LAIE, Hawaii Become men and women of integrity, Elder Joseph B. Wirthlin of the Quorum of the Twelve counseled the largest graduating class in the history of BYU-Hawaii at the June 2000 graduation commencement.
Speaking June 27 on the Laie, Hawaii, campus, Elder Wirthlin told the students that integrity was a common characteristic of every great and good man and woman. He gave several examples of integrity, from Molly Pitcher to Abraham Lincoln to Job and asked the graduates to take a simple integrity test: "Do you know what is right? Do you do what is right?"

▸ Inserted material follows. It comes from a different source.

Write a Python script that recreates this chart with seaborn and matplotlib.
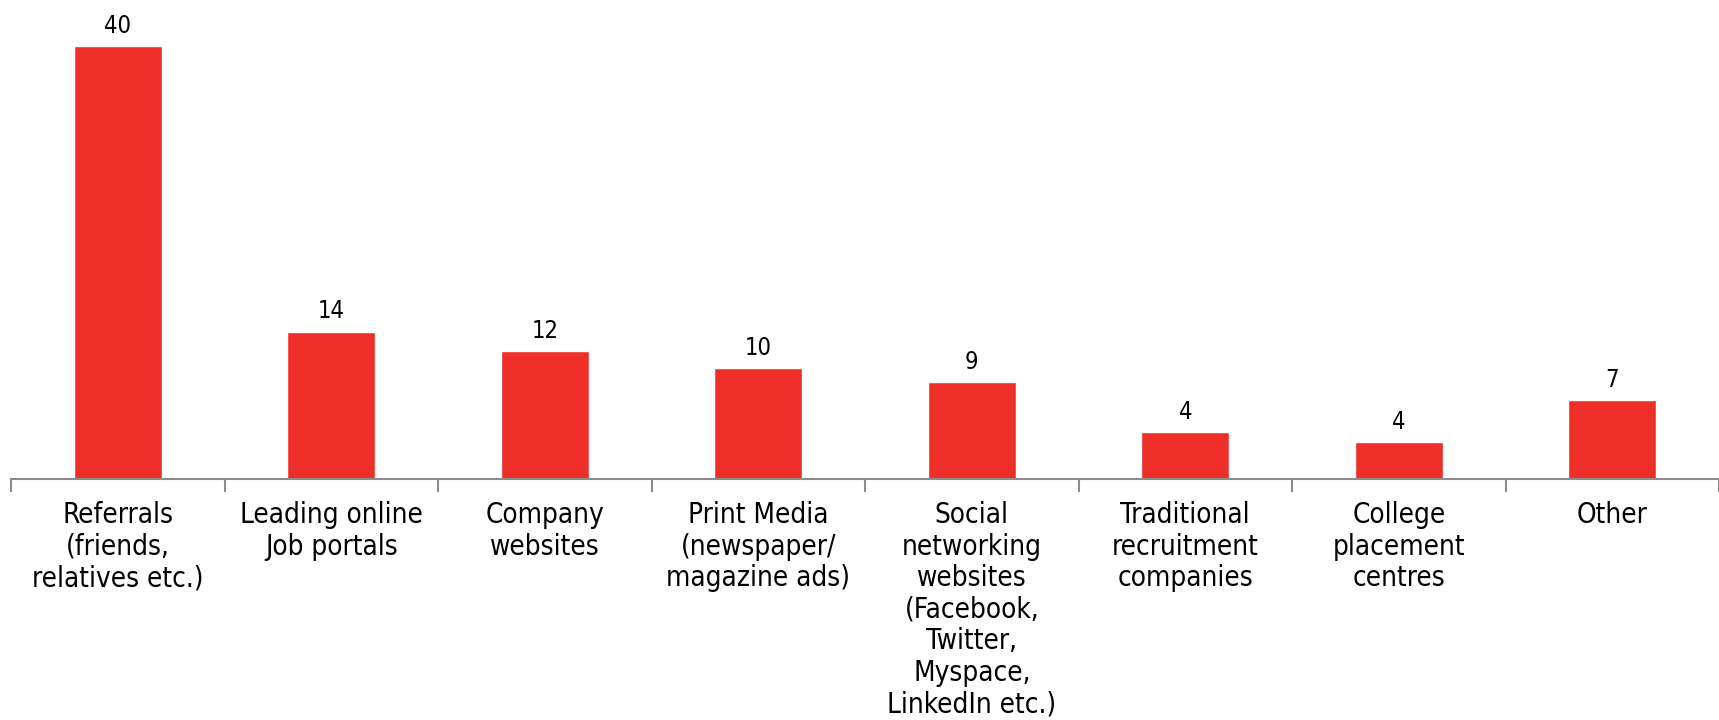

He said Mormon gives light on the first question and shows how to know what is right. "For behold, the Spirit of Christ is given to every man, that he may know good from evil; wherefore, I show unto you the way to judge: for every thing which inviteth to do good, and to persuade to believe in Christ, is sent forth by the power and gift of Christ; wherefore ye may know with a perfect knowledge it is of God." (Moroni 7:16.)
Continuing, Elder Wirthlin said: "These inspired words provide us a template with which we can judge our thoughts and actions. First, we must follow the promptings of the Holy Spirit. Then, we judge our actions by asking, 'Will this motivate us to follow the teachings and example of the Savior?' If so, it is right. That which distances us from the Savior and from His teachings is not.
"Once we truly know what is right, do we do it? The Savior taught, 'Not every one that saith unto me, Lord, Lord, shall enter into the kingdom of heaven; but he that doeth the will of my Father which is in heaven.' " (Matthew 7:21.)
Elder Wirthlin taught, "Men and women of integrity know what is right and do what is right. Always."
Toward the end of his address, the apostle added: "If we wish to acquire a quality of habit, practice as though we already had it and eventually, it will become second nature."
The record class consisted of 318 bachelor's degree recipients, 20 associate degree winners, seven executive management interns and one teacher certification recipient.
BYU-Hawaii President Eric B. Shumway presented the school's June 2000 Distinguished Service Award to Wylie W. Swapp, one of the original faculty members when the school opened as the Church College of Hawaii in 1955. Brother Swapp served on the faculty for 33 years and is still very active in the Laie and university communities. As an instructor in the art department, he was instrumental in laying the foundation for the Polynesian Cultural Center and helped revive the male hula tradition in Hawaii.